The news brought jubilation and delight to South Africans, who have closely followed the state of health of the antiapartheid leader since he was hospitalized on June 8. We will eat very close to Tata, said one of his daughters, Zindzi, euphorically.
At the Union Buildings, the Presidential Palace, from where Mandela led the country from 1994 to 1999, several events were held to celebrate the birthday of one of the world’s most beloved politicians.
Tata is watching TV with headphones and we will be with him soon in a family lunch, one of the things he most enjoys, said Zindzi with tears in her eyes.

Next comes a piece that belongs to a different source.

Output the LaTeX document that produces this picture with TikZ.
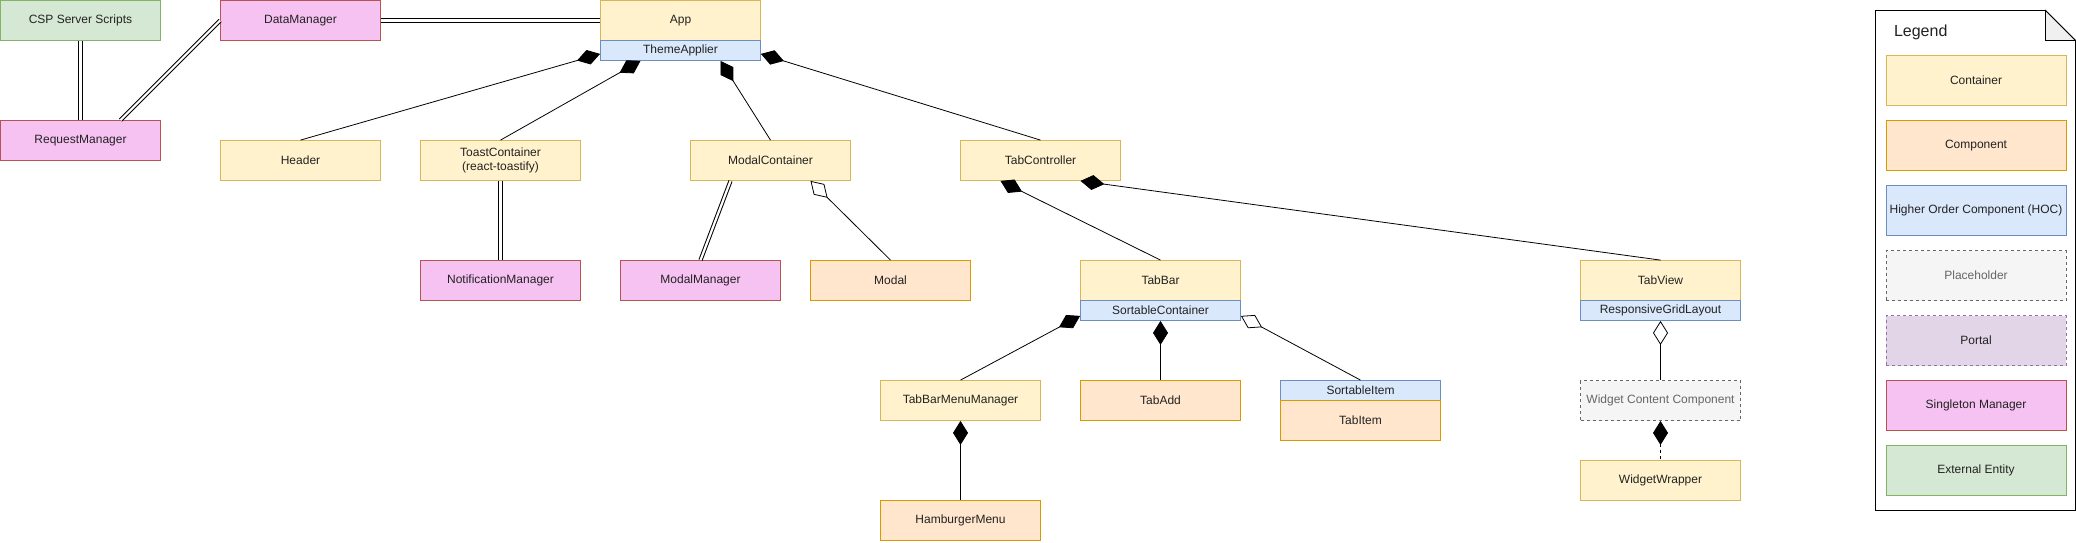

“His doctors confirmed that his health is improving regularly,” the South African presidency pointed out for the first time in a communiqué issued by President Jacob Zuma to wish Madiba a happy birthday.
We thank all our people for supporting Madiba during his hospitalization with eternal love and compassion. We are proud of calling this international icon one of ours, South African, and we wish him good health, Zuma said.
Actor Morgan Freeman, who played Mandela in Clint Eastwood’s film “Invictus”, and singer Harry Belafonte, sent heartfelt messages of affection and admiration to the man who spent 27 years in prison.
His example of forgiveness and reconciliation, tenacity and integrity, is immense, said the Hollywood stars, who were joined by international figures like UN Secretary General Ban Ki-moon.
Women who in the past staged a peaceful march to protest against the regime of racial segregation in South Africa, gathered today at the Union Buildings to receive their identity cards of “their free, sovereign and democratic country”.
The symbolic event served to recognize black and white people who inspired in Mandela were part of the emancipating battles by South African society, including two women aged 109 and 98.
In addition, the last president of the South African racist regime, Frederick De Klerk, joined the congratulatory events and noted “Nelson Mandela’s extraordinary contribution to the country” on the 95th birthday of the Nobel Prize winner.
On the day of his birthday, we should commemorate his extraordinary contribution to South Africa and its entire people, said De Klerk in a communiqué.